The new branches in Maputo and Xai-Xai are a change of direction for the university, which has until now focused mainly on education in the central and northern regions of Mozambique, which have been considered the poorest and most disadvantaged in terms of access to higher education.
Across the institution, UCM approaches higher education in a holistic way, and encourages academic staff to broaden their knowledge and not focus on narrow areas of expertise. “We aim to educate students broadly, so they can better serve Mozambican society," said Tambo.
Poverty
Of course, to achieve this end, students have to finish their courses, and that does not always happen, because they cannot afford the fees, said Silvério Ronguane, director of the faculty of ethics and human and legal sciences at Saint Thomas University of Mozambique, another religious university.
"Some students do not finish their courses because they do not have the money to pay the monthly fees," said Ronguane, "But to provide quality education, we must have it paid for." The university charges fees of an average US$100 per month.

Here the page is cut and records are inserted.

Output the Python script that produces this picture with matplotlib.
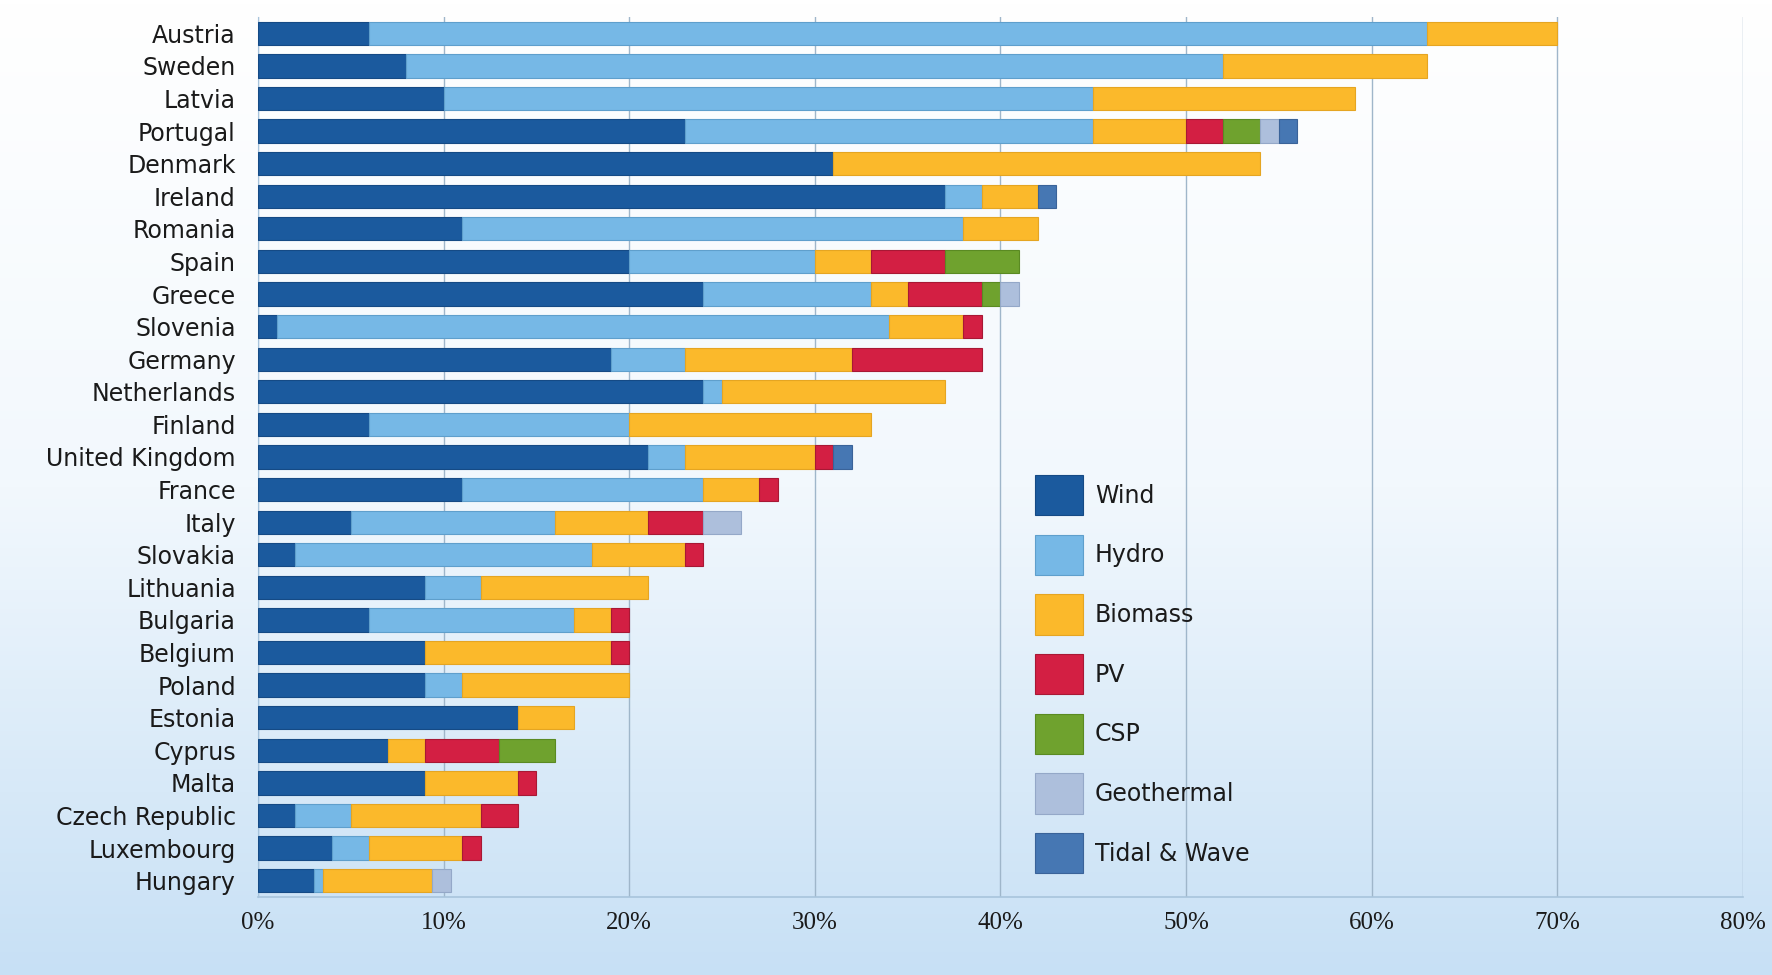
import numpy as np
import matplotlib
matplotlib.use("Agg")
import matplotlib.pyplot as plt
from matplotlib.colors import LinearSegmentedColormap

countries = ["Austria", "Sweden", "Latvia", "Portugal", "Denmark", "Ireland", "Romania",
             "Spain", "Greece", "Slovenia", "Germany", "Netherlands", "Finland",
             "United Kingdom", "France", "Italy", "Slovakia", "Lithuania", "Bulgaria",
             "Belgium", "Poland", "Estonia", "Cyprus", "Malta", "Czech Republic",
             "Luxembourg", "Hungary"]

wind    = [6, 8, 10, 23, 31, 37, 11, 20, 24, 1, 19, 24, 6, 21, 11, 5, 2, 9, 6, 9, 9, 14, 7, 9, 2, 4, 3]
hydro   = [57, 44, 35, 22, 0, 2, 27, 10, 9, 33, 4, 1, 14, 2, 13, 11, 16, 3, 11, 0, 2, 0, 0, 0, 3, 2, 0.5]
biomass = [7, 11, 14.1, 5, 23, 3, 4, 3, 2, 4, 9, 12, 13, 7, 3, 5, 5, 9, 2, 10, 9, 3, 2, 5, 7, 5, 5.9]
pv      = [0, 0, 0, 2, 0, 0, 0, 4, 4, 1, 7, 0, 0, 1, 1, 3, 1, 0, 1, 1, 0, 0, 4, 1, 2, 1, 0]
csp     = [0, 0, 0, 2, 0, 0, 0, 4, 1, 0, 0, 0, 0, 0, 0, 0, 0, 0, 0, 0, 0, 0, 3, 0, 0, 0, 0]
geo     = [0, 0, 0, 1, 0, 0, 0, 0, 1, 0, 0, 0, 0, 0, 0, 2, 0, 0, 0, 0, 0, 0, 0, 0, 0, 0, 1]
tidal   = [0, 0, 0, 1, 0, 1, 0, 0, 0, 0, 0, 0, 0, 1, 0, 0, 0, 0, 0, 0, 0, 0, 0, 0, 0, 0, 0]

series_names = ["Wind", "Hydro", "Biomass", "PV", "CSP", "Geothermal", "Tidal & Wave"]
series_vals = [wind, hydro, biomass, pv, csp, geo, tidal]
colors = ["#1b5a9e", "#76b8e6", "#fbb92b", "#d31f43", "#6fa22e", "#adbfdc", "#4677b3"]
edges = ["#154a85", "#5f9fcc", "#e5a522", "#a81834", "#5a8a22", "#94a8c8", "#3a6399"]
xticks = [0, 10, 20, 30, 40, 50, 60, 70, 80]
xtick_labels = [f"{v}%" for v in xticks]

fig = plt.figure(figsize=(17.72, 9.75), dpi=100)

# gradient background
bg = fig.add_axes([0, 0, 1, 1], zorder=0)
cmap = LinearSegmentedColormap.from_list("bg", ["#ffffff", "#f2f8fd", "#c7e0f5"])
grad = np.linspace(0, 1, 256).reshape(-1, 1)
bg.imshow(grad, aspect="auto", cmap=cmap, extent=[0, 1, 0, 1], origin="upper")
bg.axis("off")

ax = fig.add_axes([0.1456, 0.080, 0.9836 - 0.1456, 0.9026], zorder=1)
ax.set_facecolor("none")

y = np.arange(len(countries))
left = np.zeros(len(countries))
for name, vals, c, ec in zip(series_names, series_vals, colors, edges):
    vals = np.array(vals, dtype=float)
    nz = vals > 0
    ax.barh(y[nz], vals[nz], left=left[nz], height=0.715, color=c, edgecolor=ec,
            linewidth=0.8, label=name, zorder=3)
    left += vals

ax.set_xlim(0, 80)
ax.set_ylim(len(countries) - 0.5, -0.5)
ax.set_yticks(y)
ax.set_yticklabels(countries, fontsize=17, family="DejaVu Sans", color="#1a1a1a")
ax.set_xticks(xticks)
ax.set_xticklabels(xtick_labels, fontsize=18, family="Liberation Serif", color="#1a1a1a")
ax.tick_params(axis="y", length=0, pad=16)
ax.tick_params(axis="x", length=0, pad=11)
ax.xaxis.grid(True, color="#9fb6ca", linewidth=1.0, zorder=1)
ax.set_axisbelow(True)
for s in ["top", "right"]:
    ax.spines[s].set_visible(False)
ax.spines["left"].set_color("#a8c4dc")
ax.spines["bottom"].set_color("#a8c4dc")
ax.spines["bottom"].set_linewidth(1.2)

leg = ax.legend(loc="upper left", bbox_to_anchor=(1035 / 1772, 1 - 475 / 975),
                bbox_transform=fig.transFigure, frameon=False, fontsize=17,
                handlelength=2.03, handleheight=2.25, labelspacing=0.82,
                handletextpad=0.5, borderpad=0, borderaxespad=0)
for t in leg.get_texts():
    t.set_color("#1a1a1a")

fig.savefig("out.png", dpi=100)
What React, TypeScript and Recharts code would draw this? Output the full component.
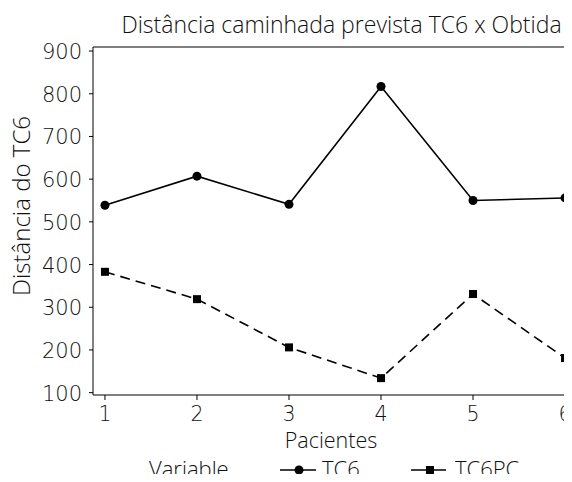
import React from "react";
import { LineChart, Line, XAxis, YAxis, ReferenceLine } from "recharts";

const pacientes = [1, 2, 3, 4, 5, 6];
const tc6 = [539, 607, 541, 817, 550, 556];
const tc6pc = [383, 319, 206, 134, 331, 181];
const yTicks = [100, 200, 300, 400, 500, 600, 700, 800, 900];

const data = pacientes.map((p, i) => ({ p, tc6: tc6[i], tc6pc: tc6pc[i] }));

const FONT = "'Open Sans', sans-serif";
const NUMFONT = "'DejaVu Sans', sans-serif";
const INK = "#000";
const TXT = "#111";
const Y_MIN = 94.5;
const Y_MAX = 909.5;

const SquareDot = (props: any) => {
  const { cx, cy } = props;
  if (cx == null || cy == null) return null;
  return <rect x={cx - 4} y={cy - 4} width={8} height={8} fill={INK} />;
};

const XTick = (props: any) => {
  const { x, y, payload } = props;
  return (
    <text x={x} y={y} dy={19} textAnchor="middle" fontSize={20.5} fontWeight={300} fontFamily={NUMFONT} fill={TXT}>
      {payload.value}
    </text>
  );
};

const YTick = (props: any) => {
  const { x, y, payload } = props;
  return (
    <text x={x} y={y} dy={8} textAnchor="end" fontSize={21} fontWeight={300} fontFamily={NUMFONT} fill={TXT}>
      {payload.value}
    </text>
  );
};

export default function App() {
  return (
    <div style={{ position: "relative", width: 572, height: 482, margin: -8, overflow: "hidden", background: "#fff" }}>
      <LineChart width={590} height={482} data={data} margin={{ top: 47, right: 13, bottom: 0, left: 0 }}>
        <XAxis
          dataKey="p"
          type="number"
          domain={[0.87, 6.13]}
          ticks={pacientes}
          tick={<XTick />}
          tickSize={5}
          tickMargin={2}
          height={87}
          stroke={INK}
          allowDataOverflow
        />
        <YAxis
          type="number"
          domain={[Y_MIN, Y_MAX]}
          ticks={yTicks}
          tick={<YTick />}
          tickSize={4}
          tickMargin={7}
          width={93}
          stroke={INK}
          allowDataOverflow
        />
        <ReferenceLine y={Y_MAX} stroke={INK} strokeWidth={1} ifOverflow="extendDomain" />
        <Line
          dataKey="tc6"
          stroke={INK}
          strokeWidth={1.6}
          dot={{ r: 4.5, fill: INK, stroke: INK, strokeWidth: 0 }}
          isAnimationActive={false}
        />
        <Line
          dataKey="tc6pc"
          stroke={INK}
          strokeWidth={1.6}
          strokeDasharray="10 6"
          dot={<SquareDot />}
          isAnimationActive={false}
        />
      </LineChart>
      <svg
        width={572}
        height={482}
        style={{ position: "absolute", left: 0, top: 0, pointerEvents: "none" }}
        fontFamily={FONT}
        fontWeight={300}
        fill={TXT}
      >
        <text x={341.5} y={33} fontSize={23} textAnchor="middle">
          Distância caminhada prevista TC6 x Obtida
        </text>
        <text x={30} y={206} fontSize={24} textAnchor="middle" transform="rotate(-90 30 206)">
          Distância do TC6
        </text>
        <text x={331} y={448} fontSize={21.5} textAnchor="middle">
          Pacientes
        </text>
        <text x={149} y={477} fontSize={22}>Variable</text>
        <line x1={280} y1={470} x2={316} y2={470} stroke={INK} strokeWidth={1.6} />
        <circle cx={299} cy={470} r={4.5} fill={INK} />
        <text x={322} y={477} fontSize={22}>TC6</text>
        <line x1={411} y1={470} x2={446} y2={470} stroke={INK} strokeWidth={1.6} />
        <rect x={426} y={466} width={8} height={8} fill={INK} />
        <text x={455} y={477} fontSize={22}>TC6PC</text>
      </svg>
    </div>
  );
}
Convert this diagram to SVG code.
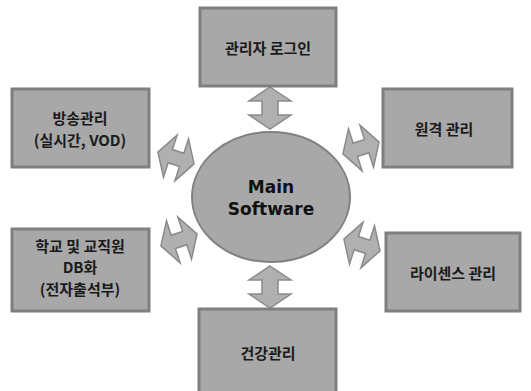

Part of the International Council of Universities of Saint Thomas Aquinas, representing Catholic universities that promote Thomist intellectual and teaching principles devised by St Thomas Aquinas, this university was founded in 2004 and now teaches around 5,000 students in six faculties based around Maputo and its Southern Mozambique hinterland.
Ronguane said the university promotes free thinking through its Thomist philosophical grounding and links to the Dominican monastic order, professing “a reformist character against the elitism within the Catholic church".
The Saint Thomas University of Mozambique is currently expanding, building a new university campus on greenfield land.
"We have our future university campus in the province of Maputo with a space of 70 hectares which is already under construction. We have university campuses in Xai-Xai and in Bilene, Gaza province [also in the south], and we already have all levels of higher education, from undergraduate, to masters and PhD,” said Ronguane.
The other three religious universities in Mozambique include the Adventist University of Mozambique, based in Beira, with 335 students in 2017; the Instituto Superior Dom Bosco, based in Maputo and offering professional courses to 647 students in 2017; and the Instituto Superior Cristão, a religious training institution operating from Teta, Central Mozambique, run by the Brazilian Evangelical Church, with 244 students in 2017.